Requirement:
Write out the data below in full, unchanged, minus the images.

╭──

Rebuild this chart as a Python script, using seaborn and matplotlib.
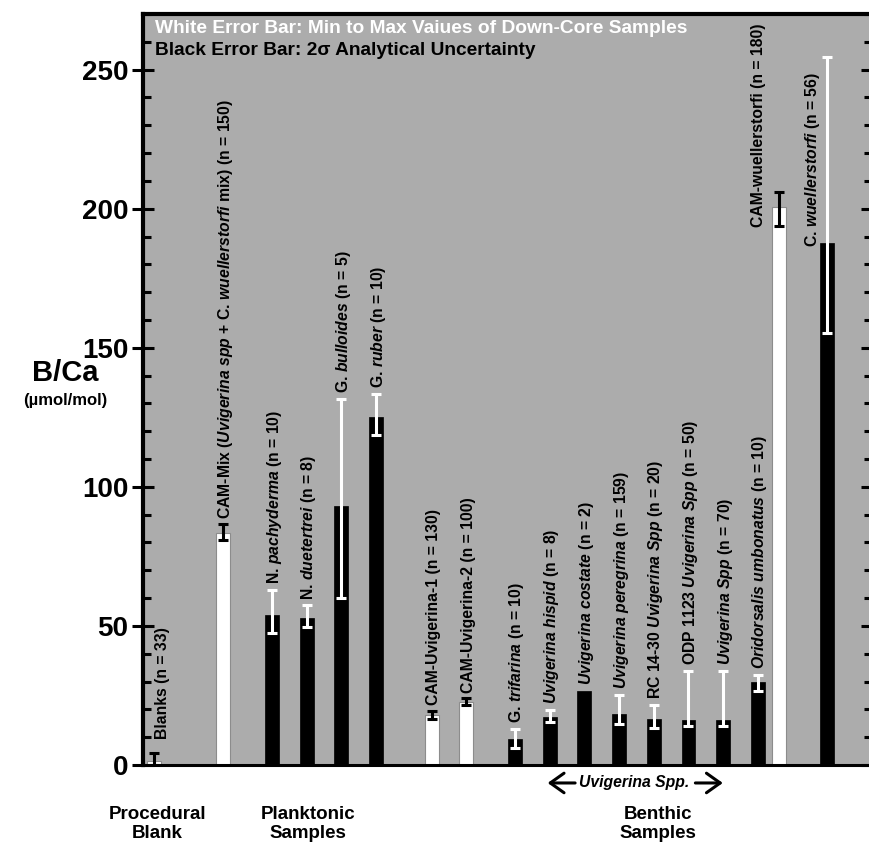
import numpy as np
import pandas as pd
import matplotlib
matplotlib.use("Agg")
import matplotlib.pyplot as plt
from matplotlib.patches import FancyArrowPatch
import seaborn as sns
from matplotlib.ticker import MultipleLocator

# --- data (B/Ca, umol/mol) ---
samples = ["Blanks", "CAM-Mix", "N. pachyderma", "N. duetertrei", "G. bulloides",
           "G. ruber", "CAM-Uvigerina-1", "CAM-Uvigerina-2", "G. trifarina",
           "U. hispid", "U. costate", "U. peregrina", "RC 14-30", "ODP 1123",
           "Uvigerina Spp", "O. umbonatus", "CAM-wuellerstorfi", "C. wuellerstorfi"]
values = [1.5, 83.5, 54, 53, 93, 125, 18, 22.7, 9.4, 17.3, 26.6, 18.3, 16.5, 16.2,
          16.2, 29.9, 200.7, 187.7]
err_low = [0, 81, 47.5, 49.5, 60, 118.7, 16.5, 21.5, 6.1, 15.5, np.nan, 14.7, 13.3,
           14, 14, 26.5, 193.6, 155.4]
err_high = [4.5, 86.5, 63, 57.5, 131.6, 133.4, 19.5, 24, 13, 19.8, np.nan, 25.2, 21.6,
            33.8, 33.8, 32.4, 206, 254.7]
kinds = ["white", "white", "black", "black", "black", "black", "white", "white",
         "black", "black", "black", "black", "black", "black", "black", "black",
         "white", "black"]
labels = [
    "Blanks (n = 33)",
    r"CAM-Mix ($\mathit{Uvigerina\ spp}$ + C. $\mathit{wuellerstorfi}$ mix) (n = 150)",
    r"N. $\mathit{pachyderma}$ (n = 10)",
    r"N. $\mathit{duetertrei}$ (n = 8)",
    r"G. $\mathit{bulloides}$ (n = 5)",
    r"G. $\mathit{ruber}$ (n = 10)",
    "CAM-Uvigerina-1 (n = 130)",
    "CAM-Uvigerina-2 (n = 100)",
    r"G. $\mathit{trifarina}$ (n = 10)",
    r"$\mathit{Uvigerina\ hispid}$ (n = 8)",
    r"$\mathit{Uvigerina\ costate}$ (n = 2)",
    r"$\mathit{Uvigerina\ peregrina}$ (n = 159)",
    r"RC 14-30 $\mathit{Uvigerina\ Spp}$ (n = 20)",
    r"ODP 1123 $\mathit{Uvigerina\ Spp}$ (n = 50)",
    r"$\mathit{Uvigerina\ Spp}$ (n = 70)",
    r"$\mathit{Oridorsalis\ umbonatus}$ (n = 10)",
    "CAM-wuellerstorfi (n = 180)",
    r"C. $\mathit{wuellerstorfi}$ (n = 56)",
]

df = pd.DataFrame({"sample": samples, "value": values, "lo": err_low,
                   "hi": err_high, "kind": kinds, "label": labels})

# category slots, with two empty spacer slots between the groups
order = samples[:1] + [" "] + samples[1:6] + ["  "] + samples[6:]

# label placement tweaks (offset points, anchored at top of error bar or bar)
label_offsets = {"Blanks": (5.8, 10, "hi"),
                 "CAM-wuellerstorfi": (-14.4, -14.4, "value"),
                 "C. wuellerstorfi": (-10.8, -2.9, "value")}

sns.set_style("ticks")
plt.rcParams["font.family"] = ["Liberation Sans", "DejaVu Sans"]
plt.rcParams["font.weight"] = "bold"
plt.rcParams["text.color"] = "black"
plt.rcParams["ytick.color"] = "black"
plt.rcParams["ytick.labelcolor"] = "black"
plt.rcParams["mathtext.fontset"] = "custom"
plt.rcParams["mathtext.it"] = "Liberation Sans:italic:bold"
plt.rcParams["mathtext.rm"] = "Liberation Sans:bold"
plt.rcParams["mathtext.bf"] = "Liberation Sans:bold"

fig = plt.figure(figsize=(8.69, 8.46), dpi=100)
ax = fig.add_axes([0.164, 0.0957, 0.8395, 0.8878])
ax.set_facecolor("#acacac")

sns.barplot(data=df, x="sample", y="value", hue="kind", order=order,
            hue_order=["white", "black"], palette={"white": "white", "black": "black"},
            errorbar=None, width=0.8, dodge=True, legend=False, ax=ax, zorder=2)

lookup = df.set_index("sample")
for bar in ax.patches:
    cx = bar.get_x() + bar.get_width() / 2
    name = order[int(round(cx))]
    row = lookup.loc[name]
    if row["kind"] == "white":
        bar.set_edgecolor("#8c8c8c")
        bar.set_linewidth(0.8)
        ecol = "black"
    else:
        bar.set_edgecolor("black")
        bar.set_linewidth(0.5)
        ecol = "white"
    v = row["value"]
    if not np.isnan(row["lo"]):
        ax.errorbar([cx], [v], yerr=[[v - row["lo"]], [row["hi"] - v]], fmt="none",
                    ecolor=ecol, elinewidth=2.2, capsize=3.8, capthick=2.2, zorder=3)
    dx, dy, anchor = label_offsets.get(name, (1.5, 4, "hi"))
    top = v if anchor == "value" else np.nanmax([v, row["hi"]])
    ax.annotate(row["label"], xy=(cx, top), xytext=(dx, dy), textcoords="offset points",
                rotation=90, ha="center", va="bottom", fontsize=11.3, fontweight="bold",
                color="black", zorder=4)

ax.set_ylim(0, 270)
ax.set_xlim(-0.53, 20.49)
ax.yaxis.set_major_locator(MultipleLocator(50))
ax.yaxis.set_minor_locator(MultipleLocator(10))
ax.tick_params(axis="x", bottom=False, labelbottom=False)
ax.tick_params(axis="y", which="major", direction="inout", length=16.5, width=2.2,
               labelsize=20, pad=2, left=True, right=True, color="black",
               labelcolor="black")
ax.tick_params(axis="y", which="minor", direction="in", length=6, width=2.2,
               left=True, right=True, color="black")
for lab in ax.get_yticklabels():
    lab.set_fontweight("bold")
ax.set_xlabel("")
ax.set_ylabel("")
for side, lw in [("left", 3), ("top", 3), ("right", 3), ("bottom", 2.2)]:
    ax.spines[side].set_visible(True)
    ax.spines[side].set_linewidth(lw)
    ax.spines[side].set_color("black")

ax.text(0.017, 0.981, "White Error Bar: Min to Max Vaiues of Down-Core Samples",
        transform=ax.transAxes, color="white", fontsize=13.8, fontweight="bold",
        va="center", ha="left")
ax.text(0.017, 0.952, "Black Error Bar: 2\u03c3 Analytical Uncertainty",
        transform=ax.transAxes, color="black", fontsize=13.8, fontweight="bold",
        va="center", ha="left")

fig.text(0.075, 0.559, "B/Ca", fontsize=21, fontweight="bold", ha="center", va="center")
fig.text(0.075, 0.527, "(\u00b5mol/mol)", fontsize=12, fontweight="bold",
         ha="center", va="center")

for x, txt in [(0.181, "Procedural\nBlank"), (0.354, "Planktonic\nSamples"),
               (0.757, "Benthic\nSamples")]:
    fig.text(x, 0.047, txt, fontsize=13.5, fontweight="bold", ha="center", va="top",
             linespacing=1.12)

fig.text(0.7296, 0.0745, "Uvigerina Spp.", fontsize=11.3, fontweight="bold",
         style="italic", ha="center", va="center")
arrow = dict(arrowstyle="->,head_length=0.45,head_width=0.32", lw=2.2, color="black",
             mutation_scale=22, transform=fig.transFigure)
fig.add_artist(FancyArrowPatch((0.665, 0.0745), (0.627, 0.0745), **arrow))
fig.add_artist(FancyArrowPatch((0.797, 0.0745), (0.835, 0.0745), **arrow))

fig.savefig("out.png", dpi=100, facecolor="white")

╰──

The solution:
Rebuild this chart as a Python script, using seaborn and matplotlib.
import numpy as np
import pandas as pd
import matplotlib
matplotlib.use("Agg")
import matplotlib.pyplot as plt
from matplotlib.patches import FancyArrowPatch
import seaborn as sns
from matplotlib.ticker import MultipleLocator

# --- data (B/Ca, umol/mol) ---
samples = ["Blanks", "CAM-Mix", "N. pachyderma", "N. duetertrei", "G. bulloides",
           "G. ruber", "CAM-Uvigerina-1", "CAM-Uvigerina-2", "G. trifarina",
           "U. hispid", "U. costate", "U. peregrina", "RC 14-30", "ODP 1123",
           "Uvigerina Spp", "O. umbonatus", "CAM-wuellerstorfi", "C. wuellerstorfi"]
values = [1.5, 83.5, 54, 53, 93, 125, 18, 22.7, 9.4, 17.3, 26.6, 18.3, 16.5, 16.2,
          16.2, 29.9, 200.7, 187.7]
err_low = [0, 81, 47.5, 49.5, 60, 118.7, 16.5, 21.5, 6.1, 15.5, np.nan, 14.7, 13.3,
           14, 14, 26.5, 193.6, 155.4]
err_high = [4.5, 86.5, 63, 57.5, 131.6, 133.4, 19.5, 24, 13, 19.8, np.nan, 25.2, 21.6,
            33.8, 33.8, 32.4, 206, 254.7]
kinds = ["white", "white", "black", "black", "black", "black", "white", "white",
         "black", "black", "black", "black", "black", "black", "black", "black",
         "white", "black"]
labels = [
    "Blanks (n = 33)",
    r"CAM-Mix ($\mathit{Uvigerina\ spp}$ + C. $\mathit{wuellerstorfi}$ mix) (n = 150)",
    r"N. $\mathit{pachyderma}$ (n = 10)",
    r"N. $\mathit{duetertrei}$ (n = 8)",
    r"G. $\mathit{bulloides}$ (n = 5)",
    r"G. $\mathit{ruber}$ (n = 10)",
    "CAM-Uvigerina-1 (n = 130)",
    "CAM-Uvigerina-2 (n = 100)",
    r"G. $\mathit{trifarina}$ (n = 10)",
    r"$\mathit{Uvigerina\ hispid}$ (n = 8)",
    r"$\mathit{Uvigerina\ costate}$ (n = 2)",
    r"$\mathit{Uvigerina\ peregrina}$ (n = 159)",
    r"RC 14-30 $\mathit{Uvigerina\ Spp}$ (n = 20)",
    r"ODP 1123 $\mathit{Uvigerina\ Spp}$ (n = 50)",
    r"$\mathit{Uvigerina\ Spp}$ (n = 70)",
    r"$\mathit{Oridorsalis\ umbonatus}$ (n = 10)",
    "CAM-wuellerstorfi (n = 180)",
    r"C. $\mathit{wuellerstorfi}$ (n = 56)",
]

df = pd.DataFrame({"sample": samples, "value": values, "lo": err_low,
                   "hi": err_high, "kind": kinds, "label": labels})

# category slots, with two empty spacer slots between the groups
order = samples[:1] + [" "] + samples[1:6] + ["  "] + samples[6:]

# label placement tweaks (offset points, anchored at top of error bar or bar)
label_offsets = {"Blanks": (5.8, 10, "hi"),
                 "CAM-wuellerstorfi": (-14.4, -14.4, "value"),
                 "C. wuellerstorfi": (-10.8, -2.9, "value")}

sns.set_style("ticks")
plt.rcParams["font.family"] = ["Liberation Sans", "DejaVu Sans"]
plt.rcParams["font.weight"] = "bold"
plt.rcParams["text.color"] = "black"
plt.rcParams["ytick.color"] = "black"
plt.rcParams["ytick.labelcolor"] = "black"
plt.rcParams["mathtext.fontset"] = "custom"
plt.rcParams["mathtext.it"] = "Liberation Sans:italic:bold"
plt.rcParams["mathtext.rm"] = "Liberation Sans:bold"
plt.rcParams["mathtext.bf"] = "Liberation Sans:bold"

fig = plt.figure(figsize=(8.69, 8.46), dpi=100)
ax = fig.add_axes([0.164, 0.0957, 0.8395, 0.8878])
ax.set_facecolor("#acacac")

sns.barplot(data=df, x="sample", y="value", hue="kind", order=order,
            hue_order=["white", "black"], palette={"white": "white", "black": "black"},
            errorbar=None, width=0.8, dodge=True, legend=False, ax=ax, zorder=2)

lookup = df.set_index("sample")
for bar in ax.patches:
    cx = bar.get_x() + bar.get_width() / 2
    name = order[int(round(cx))]
    row = lookup.loc[name]
    if row["kind"] == "white":
        bar.set_edgecolor("#8c8c8c")
        bar.set_linewidth(0.8)
        ecol = "black"
    else:
        bar.set_edgecolor("black")
        bar.set_linewidth(0.5)
        ecol = "white"
    v = row["value"]
    if not np.isnan(row["lo"]):
        ax.errorbar([cx], [v], yerr=[[v - row["lo"]], [row["hi"] - v]], fmt="none",
                    ecolor=ecol, elinewidth=2.2, capsize=3.8, capthick=2.2, zorder=3)
    dx, dy, anchor = label_offsets.get(name, (1.5, 4, "hi"))
    top = v if anchor == "value" else np.nanmax([v, row["hi"]])
    ax.annotate(row["label"], xy=(cx, top), xytext=(dx, dy), textcoords="offset points",
                rotation=90, ha="center", va="bottom", fontsize=11.3, fontweight="bold",
                color="black", zorder=4)

ax.set_ylim(0, 270)
ax.set_xlim(-0.53, 20.49)
ax.yaxis.set_major_locator(MultipleLocator(50))
ax.yaxis.set_minor_locator(MultipleLocator(10))
ax.tick_params(axis="x", bottom=False, labelbottom=False)
ax.tick_params(axis="y", which="major", direction="inout", length=16.5, width=2.2,
               labelsize=20, pad=2, left=True, right=True, color="black",
               labelcolor="black")
ax.tick_params(axis="y", which="minor", direction="in", length=6, width=2.2,
               left=True, right=True, color="black")
for lab in ax.get_yticklabels():
    lab.set_fontweight("bold")
ax.set_xlabel("")
ax.set_ylabel("")
for side, lw in [("left", 3), ("top", 3), ("right", 3), ("bottom", 2.2)]:
    ax.spines[side].set_visible(True)
    ax.spines[side].set_linewidth(lw)
    ax.spines[side].set_color("black")

ax.text(0.017, 0.981, "White Error Bar: Min to Max Vaiues of Down-Core Samples",
        transform=ax.transAxes, color="white", fontsize=13.8, fontweight="bold",
        va="center", ha="left")
ax.text(0.017, 0.952, "Black Error Bar: 2\u03c3 Analytical Uncertainty",
        transform=ax.transAxes, color="black", fontsize=13.8, fontweight="bold",
        va="center", ha="left")

fig.text(0.075, 0.559, "B/Ca", fontsize=21, fontweight="bold", ha="center", va="center")
fig.text(0.075, 0.527, "(\u00b5mol/mol)", fontsize=12, fontweight="bold",
         ha="center", va="center")

for x, txt in [(0.181, "Procedural\nBlank"), (0.354, "Planktonic\nSamples"),
               (0.757, "Benthic\nSamples")]:
    fig.text(x, 0.047, txt, fontsize=13.5, fontweight="bold", ha="center", va="top",
             linespacing=1.12)

fig.text(0.7296, 0.0745, "Uvigerina Spp.", fontsize=11.3, fontweight="bold",
         style="italic", ha="center", va="center")
arrow = dict(arrowstyle="->,head_length=0.45,head_width=0.32", lw=2.2, color="black",
             mutation_scale=22, transform=fig.transFigure)
fig.add_artist(FancyArrowPatch((0.665, 0.0745), (0.627, 0.0745), **arrow))
fig.add_artist(FancyArrowPatch((0.797, 0.0745), (0.835, 0.0745), **arrow))

fig.savefig("out.png", dpi=100, facecolor="white")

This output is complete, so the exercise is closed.